I was to find that my success in using more of my potential, and achieving and enjoying a more fulfilling life, would be determined by how effective I was in transcending these limitations and developing empowering beliefs which would be more in alignment with the ability and potential I truly had.
And I would like to challenge you today to begin examining the “can’s and “can’ts’ in your own life. In fact, begin making a list of what you believe you can and can’t do and start asking yourself a different question: “If you choose to, what can you do in your life?”

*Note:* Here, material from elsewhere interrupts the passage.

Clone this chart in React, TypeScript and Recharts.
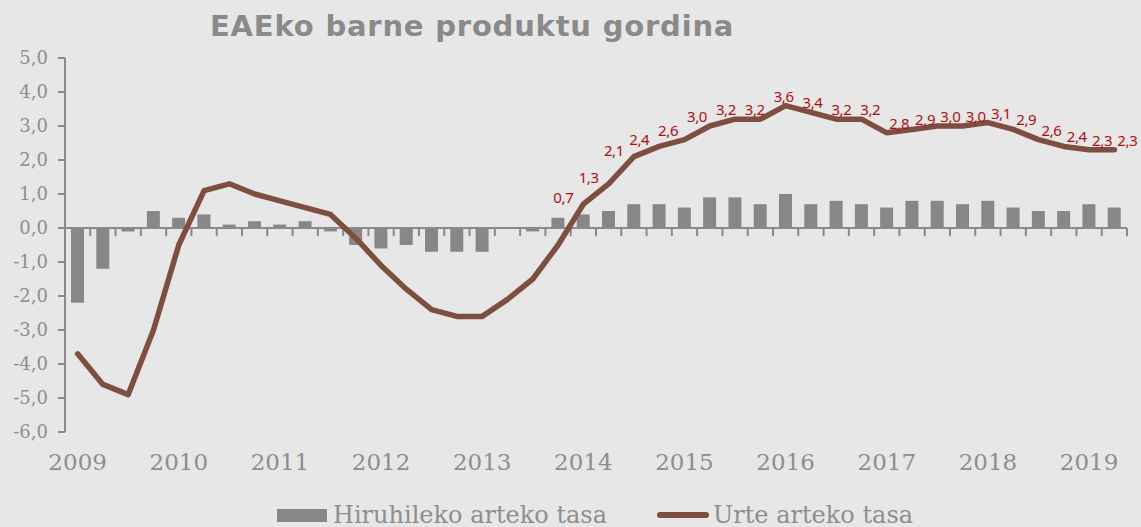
import {
  ComposedChart,
  Bar,
  Line,
  XAxis,
  YAxis,
  ReferenceLine,
  Legend,
} from "recharts";

const years = [2009, 2010, 2011, 2012, 2013, 2014, 2015, 2016, 2017, 2018, 2019];

// Hiruhileko arteko tasa (quarter-on-quarter), 2009T1 - 2019T2
const quarterlyRate = [
  -2.2, -1.2, -0.1, 0.5,
  0.3, 0.4, 0.1, 0.2,
  0.1, 0.2, -0.1, -0.5,
  -0.6, -0.5, -0.7, -0.7,
  -0.7, 0.0, -0.1, 0.3,
  0.4, 0.5, 0.7, 0.7,
  0.6, 0.9, 0.9, 0.7,
  1.0, 0.7, 0.8, 0.7,
  0.6, 0.8, 0.8, 0.7,
  0.8, 0.6, 0.5, 0.5,
  0.7, 0.6,
];

// Urte arteko tasa (year-on-year)
const annualRate = [
  -3.7, -4.6, -4.9, -3.0,
  -0.5, 1.1, 1.3, 1.0,
  0.8, 0.6, 0.4, -0.3,
  -1.1, -1.8, -2.4, -2.6,
  -2.6, -2.1, -1.5, -0.5,
  0.7, 1.3, 2.1, 2.4,
  2.6, 3.0, 3.2, 3.2,
  3.6, 3.4, 3.2, 3.2,
  2.8, 2.9, 3.0, 3.0,
  3.1, 2.9, 2.6, 2.4,
  2.3, 2.3,
];

// data labels are shown from 2014 on
const labelsFrom = 20;

const yTicks = [-6, -5, -4, -3, -2, -1, 0, 1, 2, 3, 4, 5];

const data = quarterlyRate.map((q, i) => ({
  i,
  year: years[Math.floor(i / 4)],
  q,
  a: annualRate[i],
}));

const yearTicks = years.map((_, k) => k * 4);
const boundaries = [...quarterlyRate.map((_, i) => i - 0.5), quarterlyRate.length - 0.5];

const comma = (v: number) => v.toFixed(1).replace(".", ",");

const BAR = "#878787";
const LINE = "#7e4e40";
const TEXT = "#8e8e8e";
const serif = "'DejaVu Serif', serif";

function PointLabel(props: any) {
  const { x, y, value, index } = props;
  if (index < labelsFrom) return null;
  // labels drift from the left of the point to its right along the series
  const dx = Math.max(-20, Math.min(13, -20 + (index - 23) * 3.6));
  const dy = index < 24 ? -7 : -10;
  return (
    <text
      x={x + dx}
      y={y + dy}
      textAnchor="middle"
      dominantBaseline="central"
      fill="#b00e12"
      fontSize={15}
      letterSpacing={-0.4}
      fontFamily="'Noto Sans', sans-serif"
    >
      {comma(value)}
    </text>
  );
}

function LegendBox() {
  return (
    <div
      style={{
        display: "flex",
        alignItems: "center",
        marginLeft: 277,
        fontFamily: serif,
        fontSize: 24,
        color: TEXT,
        height: 24,
      }}
    >
      <span style={{ width: 50, height: 13, background: BAR, marginRight: 6 }} />
      <span>Hiruhileko arteko tasa</span>
      <span
        style={{
          width: 52,
          height: 6,
          borderRadius: 3,
          background: LINE,
          marginLeft: 50,
          marginRight: 4,
        }}
      />
      <span>Urte arteko tasa</span>
    </div>
  );
}

export default function App() {
  return (
    <div
      style={{
        position: "absolute",
        left: 0,
        top: 0,
        width: 1141,
        height: 527,
        background: "#e7e7e7",
      }}
    >
      <div
        style={{
          position: "absolute",
          left: 210,
          top: 9,
          fontFamily: "'DejaVu Sans', sans-serif",
          fontWeight: 700,
          fontSize: 29,
          letterSpacing: 0.8,
          color: "#8a8a8a",
          whiteSpace: "nowrap",
        }}
      >
        EAEko barne produktu gordina
      </div>
      <ComposedChart
        width={1141}
        height={527}
        data={data}
        margin={{ top: 58, right: 14, left: 0, bottom: 0 }}
      >
        <XAxis
          type="number"
          dataKey="i"
          domain={[-0.5, quarterlyRate.length - 0.5]}
          ticks={yearTicks}
          interval={0}
          tickFormatter={(v: number) => String(years[v / 4])}
          axisLine={false}
          tickLine={false}
          tickSize={0}
          tickMargin={22}
          height={71}
          tick={{ fill: TEXT, fontSize: 23, fontFamily: serif }}
        />
        <YAxis
          domain={[-6, 5]}
          ticks={yTicks}
          interval={0}
          width={65}
          tickFormatter={comma}
          axisLine={{ stroke: "#8a8a8a", strokeWidth: 2 }}
          tickLine={{ stroke: "#8a8a8a", strokeWidth: 2 }}
          tickSize={7}
          tickMargin={10}
          tick={{ fill: TEXT, fontSize: 18, fontFamily: serif }}
        />
        <ReferenceLine y={0} stroke="#8a8a8a" strokeWidth={2} />
        {boundaries.map((b) => (
          <ReferenceLine
            key={b}
            segment={[
              { x: b, y: 0 },
              { x: b, y: -0.24 },
            ]}
            stroke="#8a8a8a"
            strokeWidth={2}
          />
        ))}
        <Bar dataKey="q" fill={BAR} barSize={13} isAnimationActive={false} />
        <Line
          type="linear"
          dataKey="a"
          stroke={LINE}
          strokeWidth={5.5}
          strokeLinecap="round"
          strokeLinejoin="round"
          dot={false}
          activeDot={false}
          label={(p: any) => <PointLabel {...p} />}
          isAnimationActive={false}
        />
        <Legend
          verticalAlign="bottom"
          height={24}
          content={() => <LegendBox />}
          wrapperStyle={{ left: 0, width: 1141 }}
        />
      </ComposedChart>
    </div>
  );
}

Make a list this week of the things you’d really like to do, the things you’ve dreamed about doing, and the things you’ve been afraid of even attempting. And then ask yourself, “Can you” do them? And listen carefully to your automatic, internal response.
Then shift your thoughts and your question to, “Do you have the ability and potential to do them, if you choose to?” If you’re honest, you’ll see your entire life begin to open up for you. And with this first shift in your awareness, and in this process, that can and will change your life for the better.
It is the first step in releasing the enormous and untapped potential you truly have.